David Remnick, the editor of the New Yorker, put it this way:
“One of the most striking aspects of the recent Republican Party Presidential debate was the way the candidates, each in his own way, tried to out-do each other in their disdain for gay marriage and their willingness—nay, their ardent vows!—to do everything possible to make sure that homosexual couples never gain the right to matrimony. One day soon, someone will play back that debate as an exercise in historical shame, much as we now watch documentary clips of serene racial bigots denouncing the efforts of the black freedom movement in days of yore.”
I added the emphasis because I think Remnick’s statement is so powerful. I mean this is the United States, isn’t everyone supposed to have the same rights?
The question I face as a writer is: Do I put my politics on the page? Do I use my characters to mouth my views? The answer is an unequivocal “no”.
I’ve read novels where the author uses a character as a mouthpiece for his or her political views and I find that it pulls me out of the world of the story and into the real world, which I'm trying to escape by reading the book.
I write about individuals, and I know that there are kind and decent (not to mention homicidal) people in both parties. It would simplistic, boring and jejune to define people solely by their political views. In my new Janet’s Planet mystery, Dead by Any Other Name, one of the prime suspects is a wealthy, ostensibly liberal woman who is actually a manipulative, condescending snob.
She may even be a murderer.
7 comments:
I try to keep my political views to myself. I don't rail against liberal or conservative much, but every now and then I rail against the idiots and mud slinging politicians or cable news idiots and I get in trouble EVERY time because it comes off as a political statement when I really just want to tell people to play nice. BTW- I listened to your interview last week, very nice!
Women didn't have many rights at one time either, Seb, and we all know how that worked out in the end, too.
I like to have my "good guys" to role model what I consider to be correct behavior, or at least have their flaws be obviously flaws, and to have the "bad guys" behaving, well, badly.
Seb- I'm so weary of the political rhetoric(from both parties)that I've given up watching TV altogether. Particularly since the media seens to pander to the most outrageous. I'd like to think if we ignored them they would all just go away, but... probably not.

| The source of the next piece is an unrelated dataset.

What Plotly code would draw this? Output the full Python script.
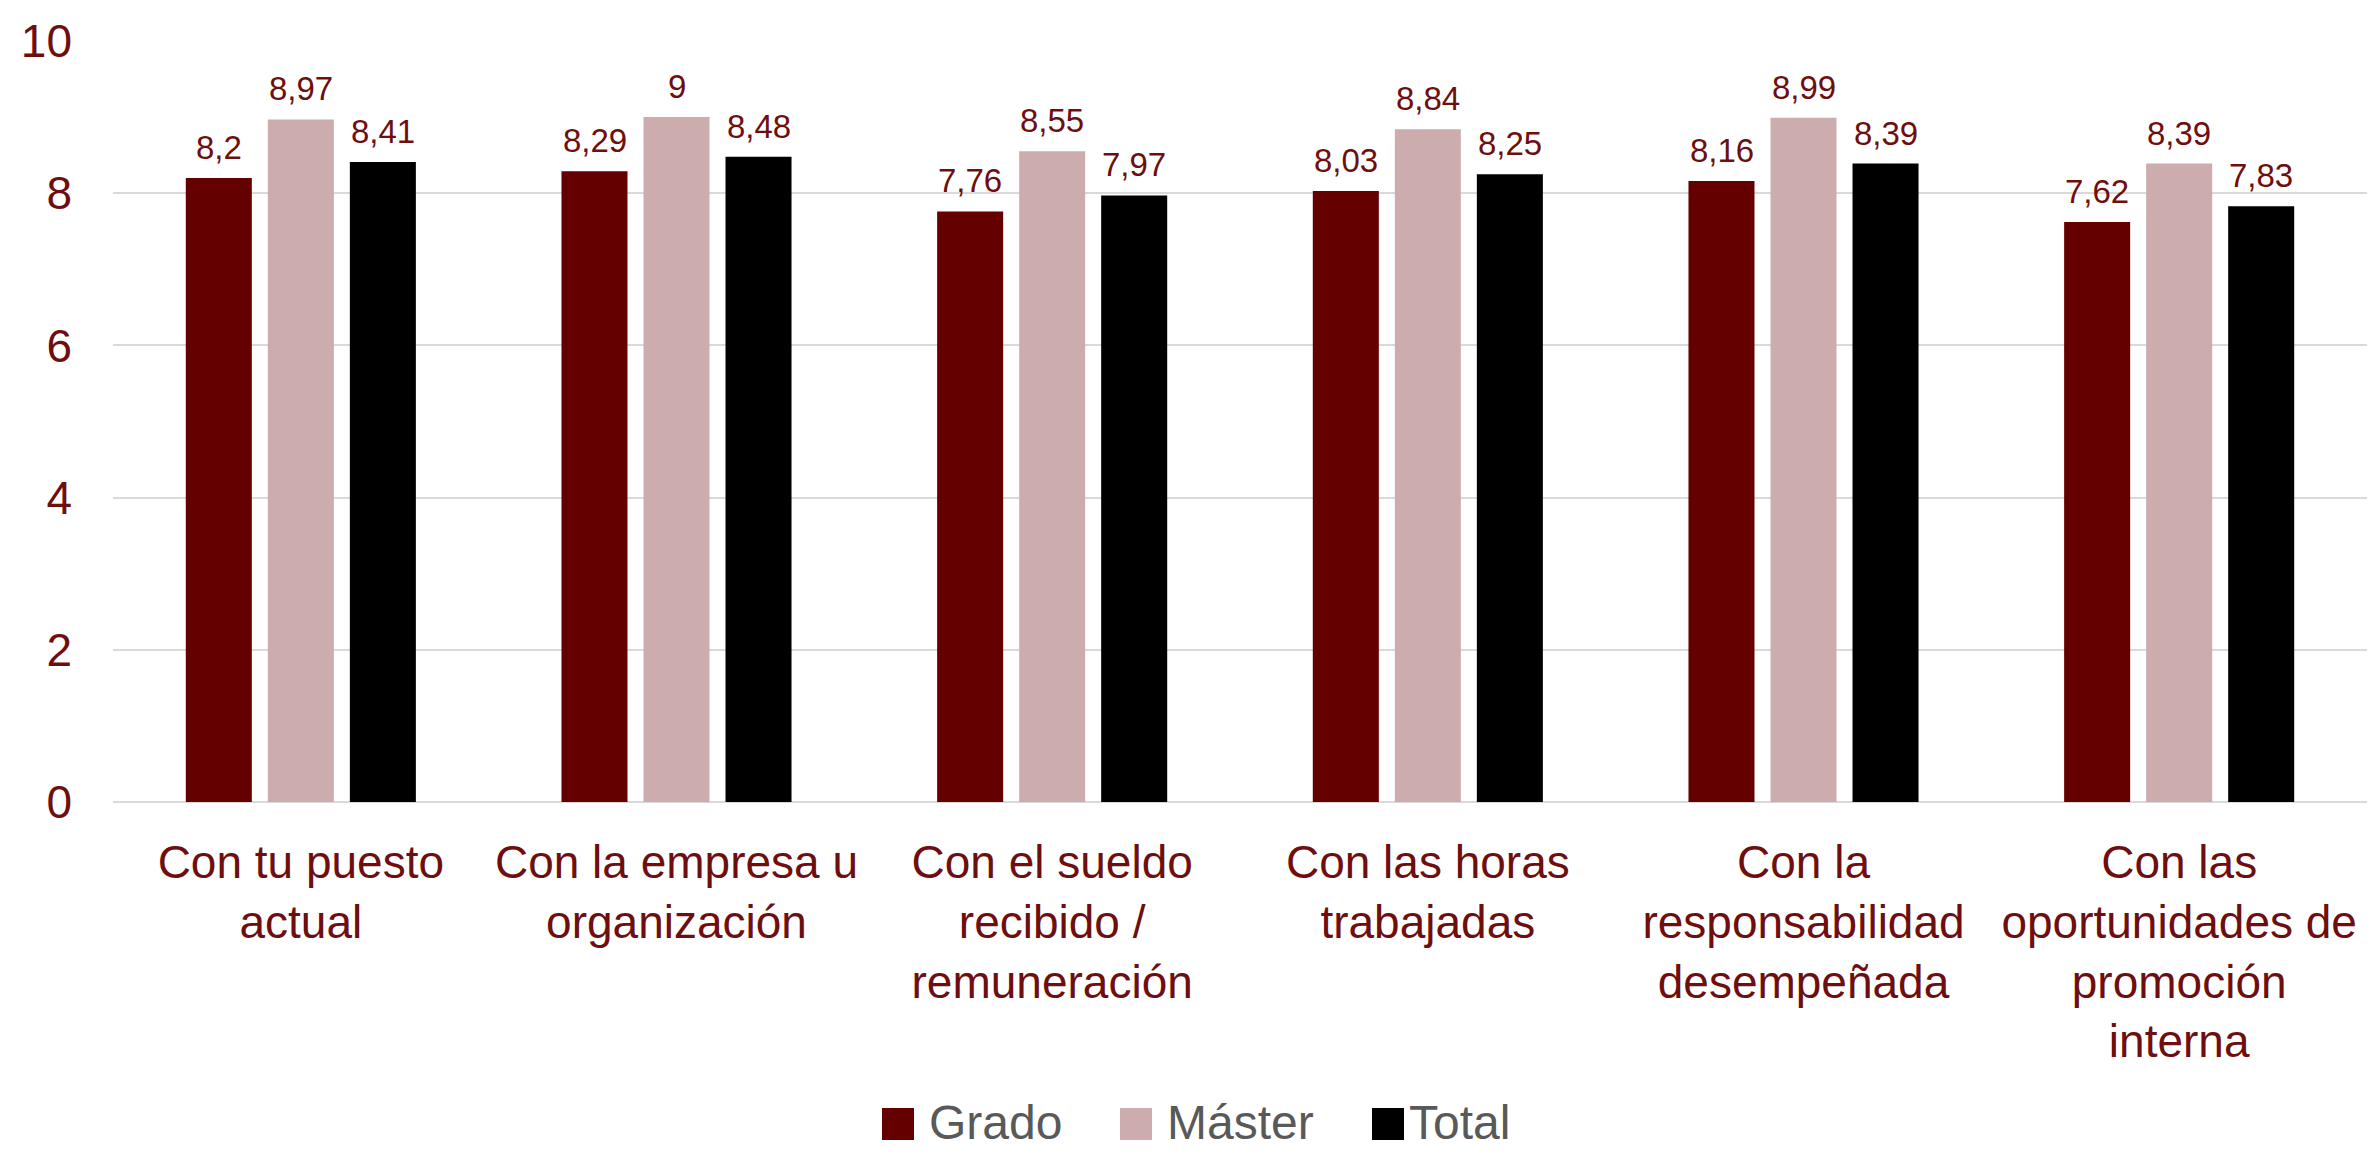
import plotly.graph_objects as go

# Satisfaction scores (0-10) by aspect of the current job
categories = [
    "Con tu puesto<br>actual",
    "Con la empresa u<br>organización",
    "Con el sueldo<br>recibido /<br>remuneración",
    "Con las horas<br>trabajadas",
    "Con la<br>responsabilidad<br>desempeñada",
    "Con las<br>oportunidades de<br>promoción<br>interna",
]
series_names = ["Grado", "Máster", "Total"]
grado = [8.2, 8.29, 7.76, 8.03, 8.16, 7.62]
master = [8.97, 9, 8.55, 8.84, 8.99, 8.39]
total = [8.41, 8.48, 7.97, 8.25, 8.39, 7.83]
y_ticks = [0, 2, 4, 6, 8, 10]

colors = ["#650000", "#CDACAE", "#000000"]
text_red = "#6E0E0E"
font_family = "Liberation Sans, Arial, sans-serif"

W, H = 2370, 1154
L, R, T, B = 113, 3, 41, 352
plot_w = W - L - R
plot_h = H - T - B


def px_x(px):
    return (px - L) / plot_w


def px_y(py):
    return (H - B - py) / plot_h


fig = go.Figure()
values = [grado, master, total]
for name, vals, col in zip(series_names, values, colors):
    fig.add_trace(go.Bar(
        name=name, x=categories, y=vals,
        marker=dict(color=col, line=dict(width=0)),
        showlegend=False,
    ))

# value labels above each bar
slot_px = 82
annotations = []
for i, vals in enumerate(values):
    for cat, v in zip(categories, vals):
        annotations.append(dict(
            x=cat, y=v, xref="x", yref="y",
            text=f"{v:g}".replace(".", ","),
            showarrow=False, xanchor="center", yanchor="bottom",
            xshift=(i - 1) * slot_px, yshift=10,
            font=dict(size=33, color=text_red, family=font_family),
        ))

# legend: coloured squares with labels, centred below the axis
shapes = []
legend_items = [(882, 927), (1120, 1165), (1372, 1407)]
sq = 32
for (sx, tx), name, col in zip(legend_items, series_names, colors):
    shapes.append(dict(
        type="rect", xref="paper", yref="paper",
        x0=px_x(sx), x1=px_x(sx + sq), y0=px_y(1140), y1=px_y(1140 - sq),
        fillcolor=col, line=dict(width=0),
    ))
    annotations.append(dict(
        x=px_x(tx), y=px_y(1122), xref="paper", yref="paper",
        text=name, showarrow=False, xanchor="left", yanchor="middle",
        font=dict(size=48, color="#595959", family=font_family),
    ))

fig.update_layout(
    width=W, height=H,
    margin=dict(l=L, r=R, t=T, b=B, autoexpand=False),
    paper_bgcolor="white", plot_bgcolor="white",
    barmode="group", bargap=0.345, bargroupgap=0.195,
    font=dict(family=font_family, color=text_red),
    annotations=annotations, shapes=shapes,
    showlegend=False,
)
fig.update_yaxes(
    range=[0, 10], tickvals=y_ticks, ticktext=[str(t) for t in y_ticks],
    showgrid=True, gridcolor="#D9D9D9", gridwidth=2,
    zeroline=True, zerolinecolor="#D9D9D9", zerolinewidth=2,
    showline=False, ticks="", ticklabelstandoff=40,
    tickfont=dict(size=46, color=text_red, family=font_family),
)
fig.update_xaxes(
    showgrid=False, showline=False, ticks="",
    tickfont=dict(size=46, color=text_red, family=font_family),
    tickangle=0, ticklabelstandoff=29,
)

fig.write_html("out.html")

Just keep writing great books.
Seb, Maybe you should wear one of those "Careful or you'll end up in my next novel" T-shirts to a political rally. Good posting. Keith
Seb, as someone who had a Minnesota politician named Sarah Glokkman in her last book, I hear what you're saying. From my perspective, preaching makes bad writing, but humor is always funny. :)
Good post, Sebastian! I don't like it when a fiction author gets on a soapbox and expounds on some political view in the middle of a story (or has a character do it for him). It really pulls me out of the story. That's why I hated Dan Brown's DaVinci Code, because that's exactly what he did in the middle of the book--holed up three characters in a mansion, with the bad guy circling it, and had the three expound for pages and pages on his religious theory.
I, myself, am an environmentalist who loves the great outdoors, which is why I enjoy living in Colorado. Rather than getting on my "save the environment" soapbox in my river ranger books, I show how environmental and water rights issues affect the lives of the characters and let readers draw their own conclusions.
Oh, Seb, if you could only hear what's going on in my head when I watch the news or read the papers about politics! But, I almost never air my views in a public forum. A, when I came up in journalism, we were trained to at least aim for objectivity, and B, my mama always told me never to discuss religion or politics (or money, but that's another story).